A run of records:
>>>

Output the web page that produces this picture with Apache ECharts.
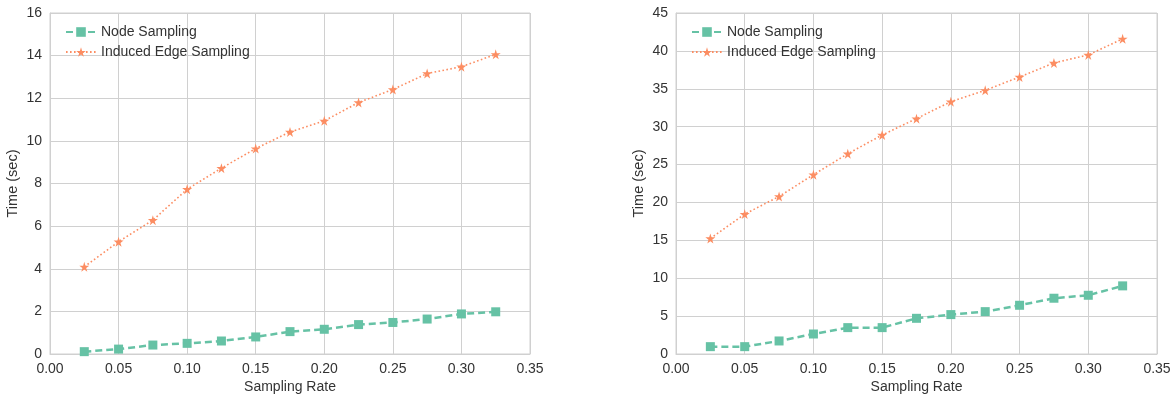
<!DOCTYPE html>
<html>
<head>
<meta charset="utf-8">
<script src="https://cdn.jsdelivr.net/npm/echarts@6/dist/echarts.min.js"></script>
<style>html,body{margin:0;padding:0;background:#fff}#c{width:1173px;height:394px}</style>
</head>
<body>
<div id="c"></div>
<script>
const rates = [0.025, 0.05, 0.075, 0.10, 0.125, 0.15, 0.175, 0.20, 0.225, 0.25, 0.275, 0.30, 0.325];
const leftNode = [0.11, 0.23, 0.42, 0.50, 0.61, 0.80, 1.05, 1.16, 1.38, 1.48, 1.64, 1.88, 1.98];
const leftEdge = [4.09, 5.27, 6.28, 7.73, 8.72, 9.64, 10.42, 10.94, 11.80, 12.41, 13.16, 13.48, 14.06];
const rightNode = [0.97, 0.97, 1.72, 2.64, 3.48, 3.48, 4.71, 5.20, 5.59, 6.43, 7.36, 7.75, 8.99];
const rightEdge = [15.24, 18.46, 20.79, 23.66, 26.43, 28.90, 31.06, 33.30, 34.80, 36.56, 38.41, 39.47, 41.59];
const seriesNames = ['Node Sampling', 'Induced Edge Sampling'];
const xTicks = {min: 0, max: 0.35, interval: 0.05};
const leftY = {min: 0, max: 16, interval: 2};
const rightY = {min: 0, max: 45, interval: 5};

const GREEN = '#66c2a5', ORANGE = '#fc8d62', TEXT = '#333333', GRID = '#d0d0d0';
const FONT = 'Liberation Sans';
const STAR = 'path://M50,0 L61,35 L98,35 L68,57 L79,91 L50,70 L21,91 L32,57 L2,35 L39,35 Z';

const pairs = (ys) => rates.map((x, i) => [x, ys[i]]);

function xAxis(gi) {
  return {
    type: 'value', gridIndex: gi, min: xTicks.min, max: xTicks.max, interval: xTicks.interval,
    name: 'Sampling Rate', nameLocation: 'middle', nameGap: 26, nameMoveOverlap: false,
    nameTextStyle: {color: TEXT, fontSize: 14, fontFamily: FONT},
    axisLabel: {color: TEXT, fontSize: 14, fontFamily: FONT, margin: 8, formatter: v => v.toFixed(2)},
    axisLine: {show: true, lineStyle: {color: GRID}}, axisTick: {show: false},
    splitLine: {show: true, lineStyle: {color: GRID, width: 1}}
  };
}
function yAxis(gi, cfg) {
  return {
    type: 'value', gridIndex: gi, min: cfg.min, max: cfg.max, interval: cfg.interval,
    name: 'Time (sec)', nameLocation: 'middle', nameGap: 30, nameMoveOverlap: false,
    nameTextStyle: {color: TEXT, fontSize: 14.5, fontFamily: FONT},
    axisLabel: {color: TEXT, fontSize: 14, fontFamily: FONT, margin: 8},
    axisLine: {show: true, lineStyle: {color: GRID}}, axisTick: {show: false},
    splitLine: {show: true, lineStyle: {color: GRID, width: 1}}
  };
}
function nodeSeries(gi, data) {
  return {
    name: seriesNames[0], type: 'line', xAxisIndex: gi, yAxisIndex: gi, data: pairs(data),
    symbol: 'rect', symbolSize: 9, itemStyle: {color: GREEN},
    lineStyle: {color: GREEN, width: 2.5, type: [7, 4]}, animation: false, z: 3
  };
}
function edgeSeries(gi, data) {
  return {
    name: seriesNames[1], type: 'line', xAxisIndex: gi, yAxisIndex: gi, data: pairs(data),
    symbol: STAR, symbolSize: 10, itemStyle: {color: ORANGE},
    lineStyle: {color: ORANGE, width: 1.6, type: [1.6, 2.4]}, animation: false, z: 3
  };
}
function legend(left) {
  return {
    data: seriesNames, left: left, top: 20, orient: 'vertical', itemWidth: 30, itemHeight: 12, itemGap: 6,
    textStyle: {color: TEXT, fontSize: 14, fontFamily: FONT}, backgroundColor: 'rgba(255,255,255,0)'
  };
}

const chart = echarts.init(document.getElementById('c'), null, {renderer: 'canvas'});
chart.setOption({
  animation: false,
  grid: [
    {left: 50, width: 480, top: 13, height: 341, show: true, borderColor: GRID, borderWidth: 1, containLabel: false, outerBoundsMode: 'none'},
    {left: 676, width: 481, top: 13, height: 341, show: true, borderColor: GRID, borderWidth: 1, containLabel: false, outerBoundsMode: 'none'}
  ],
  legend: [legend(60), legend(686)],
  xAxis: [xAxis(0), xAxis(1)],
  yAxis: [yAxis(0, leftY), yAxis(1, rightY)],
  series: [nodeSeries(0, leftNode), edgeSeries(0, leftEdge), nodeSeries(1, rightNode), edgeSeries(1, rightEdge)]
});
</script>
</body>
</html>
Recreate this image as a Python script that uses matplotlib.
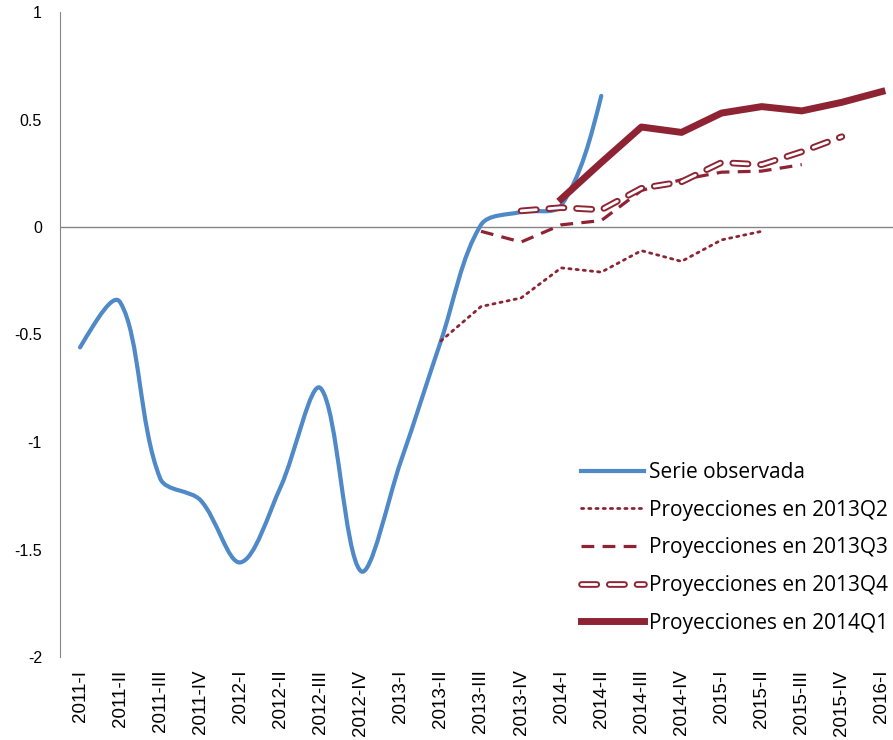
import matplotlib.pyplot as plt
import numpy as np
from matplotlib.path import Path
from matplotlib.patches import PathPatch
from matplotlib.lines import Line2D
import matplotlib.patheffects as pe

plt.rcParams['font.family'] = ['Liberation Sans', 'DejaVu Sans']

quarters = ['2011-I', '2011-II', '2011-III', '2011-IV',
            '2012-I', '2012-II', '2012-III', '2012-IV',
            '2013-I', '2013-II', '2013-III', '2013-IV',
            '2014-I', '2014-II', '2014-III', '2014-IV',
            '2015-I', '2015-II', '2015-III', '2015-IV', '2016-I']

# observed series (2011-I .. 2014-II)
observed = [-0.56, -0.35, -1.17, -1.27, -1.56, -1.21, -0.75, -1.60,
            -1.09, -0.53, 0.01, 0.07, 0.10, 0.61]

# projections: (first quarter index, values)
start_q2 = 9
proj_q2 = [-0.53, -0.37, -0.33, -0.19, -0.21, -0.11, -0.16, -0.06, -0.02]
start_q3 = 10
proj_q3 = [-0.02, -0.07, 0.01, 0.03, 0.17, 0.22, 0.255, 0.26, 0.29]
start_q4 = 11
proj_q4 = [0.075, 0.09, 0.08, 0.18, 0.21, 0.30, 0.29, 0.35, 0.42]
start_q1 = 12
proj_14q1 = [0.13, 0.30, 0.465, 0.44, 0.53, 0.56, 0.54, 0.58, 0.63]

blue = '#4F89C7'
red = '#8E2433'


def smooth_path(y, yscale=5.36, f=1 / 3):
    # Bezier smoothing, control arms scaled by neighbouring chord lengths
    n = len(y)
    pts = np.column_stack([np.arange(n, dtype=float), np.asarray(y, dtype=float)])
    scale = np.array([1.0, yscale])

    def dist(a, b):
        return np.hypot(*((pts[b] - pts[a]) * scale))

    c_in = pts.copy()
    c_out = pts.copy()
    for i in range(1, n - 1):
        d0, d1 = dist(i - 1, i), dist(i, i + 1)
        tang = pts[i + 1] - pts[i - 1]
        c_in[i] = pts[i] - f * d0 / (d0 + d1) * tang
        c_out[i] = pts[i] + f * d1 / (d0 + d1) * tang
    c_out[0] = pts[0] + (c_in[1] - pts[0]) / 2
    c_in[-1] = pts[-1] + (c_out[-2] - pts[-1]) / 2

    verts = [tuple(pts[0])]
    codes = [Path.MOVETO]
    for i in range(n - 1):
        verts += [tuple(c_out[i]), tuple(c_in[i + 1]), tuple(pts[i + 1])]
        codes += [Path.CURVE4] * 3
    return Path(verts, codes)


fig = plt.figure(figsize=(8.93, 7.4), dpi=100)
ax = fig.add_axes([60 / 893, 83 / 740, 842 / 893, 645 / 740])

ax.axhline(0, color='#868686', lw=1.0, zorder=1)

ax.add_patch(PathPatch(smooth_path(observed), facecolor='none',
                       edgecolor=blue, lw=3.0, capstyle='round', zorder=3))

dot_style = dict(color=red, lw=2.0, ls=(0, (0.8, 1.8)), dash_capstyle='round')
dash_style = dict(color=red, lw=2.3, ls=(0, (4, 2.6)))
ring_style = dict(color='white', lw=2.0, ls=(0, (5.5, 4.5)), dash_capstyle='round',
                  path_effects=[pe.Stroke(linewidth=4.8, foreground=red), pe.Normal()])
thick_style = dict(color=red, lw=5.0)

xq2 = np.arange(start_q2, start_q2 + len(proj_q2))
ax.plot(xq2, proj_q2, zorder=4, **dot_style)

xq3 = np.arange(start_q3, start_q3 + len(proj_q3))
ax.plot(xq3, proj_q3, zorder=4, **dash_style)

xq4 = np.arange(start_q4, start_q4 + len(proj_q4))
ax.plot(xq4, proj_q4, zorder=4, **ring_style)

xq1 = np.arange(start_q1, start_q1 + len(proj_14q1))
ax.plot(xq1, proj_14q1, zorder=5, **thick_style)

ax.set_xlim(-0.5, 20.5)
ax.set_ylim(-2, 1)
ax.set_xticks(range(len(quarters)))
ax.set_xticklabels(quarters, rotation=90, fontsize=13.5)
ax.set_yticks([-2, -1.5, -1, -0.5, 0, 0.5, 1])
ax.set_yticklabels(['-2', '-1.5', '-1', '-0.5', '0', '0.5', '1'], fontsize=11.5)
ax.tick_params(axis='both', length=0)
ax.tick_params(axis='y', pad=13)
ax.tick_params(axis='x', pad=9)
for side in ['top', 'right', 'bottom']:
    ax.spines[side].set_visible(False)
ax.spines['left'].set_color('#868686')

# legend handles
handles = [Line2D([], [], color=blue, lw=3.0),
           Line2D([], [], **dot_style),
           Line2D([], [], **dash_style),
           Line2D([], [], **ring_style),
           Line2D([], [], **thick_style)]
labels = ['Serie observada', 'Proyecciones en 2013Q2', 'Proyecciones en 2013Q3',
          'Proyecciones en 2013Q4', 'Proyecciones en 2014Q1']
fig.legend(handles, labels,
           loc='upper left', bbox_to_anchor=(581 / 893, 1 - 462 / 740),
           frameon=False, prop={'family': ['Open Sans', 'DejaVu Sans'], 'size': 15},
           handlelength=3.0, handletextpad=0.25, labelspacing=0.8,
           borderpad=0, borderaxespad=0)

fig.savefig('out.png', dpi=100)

<<<

**What is required:** Copy nothing past the line containing "const pairs = (ys)": reproduce every line from the start of the records up to it, skipping pictures.

**Solution to this problem:**
Output the web page that produces this picture with Apache ECharts.
<!DOCTYPE html>
<html>
<head>
<meta charset="utf-8">
<script src="https://cdn.jsdelivr.net/npm/echarts@6/dist/echarts.min.js"></script>
<style>html,body{margin:0;padding:0;background:#fff}#c{width:1173px;height:394px}</style>
</head>
<body>
<div id="c"></div>
<script>
const rates = [0.025, 0.05, 0.075, 0.10, 0.125, 0.15, 0.175, 0.20, 0.225, 0.25, 0.275, 0.30, 0.325];
const leftNode = [0.11, 0.23, 0.42, 0.50, 0.61, 0.80, 1.05, 1.16, 1.38, 1.48, 1.64, 1.88, 1.98];
const leftEdge = [4.09, 5.27, 6.28, 7.73, 8.72, 9.64, 10.42, 10.94, 11.80, 12.41, 13.16, 13.48, 14.06];
const rightNode = [0.97, 0.97, 1.72, 2.64, 3.48, 3.48, 4.71, 5.20, 5.59, 6.43, 7.36, 7.75, 8.99];
const rightEdge = [15.24, 18.46, 20.79, 23.66, 26.43, 28.90, 31.06, 33.30, 34.80, 36.56, 38.41, 39.47, 41.59];
const seriesNames = ['Node Sampling', 'Induced Edge Sampling'];
const xTicks = {min: 0, max: 0.35, interval: 0.05};
const leftY = {min: 0, max: 16, interval: 2};
const rightY = {min: 0, max: 45, interval: 5};

const GREEN = '#66c2a5', ORANGE = '#fc8d62', TEXT = '#333333', GRID = '#d0d0d0';
const FONT = 'Liberation Sans';
const STAR = 'path://M50,0 L61,35 L98,35 L68,57 L79,91 L50,70 L21,91 L32,57 L2,35 L39,35 Z';

const pairs = (ys) => rates.map((x, i) => [x, ys[i]]);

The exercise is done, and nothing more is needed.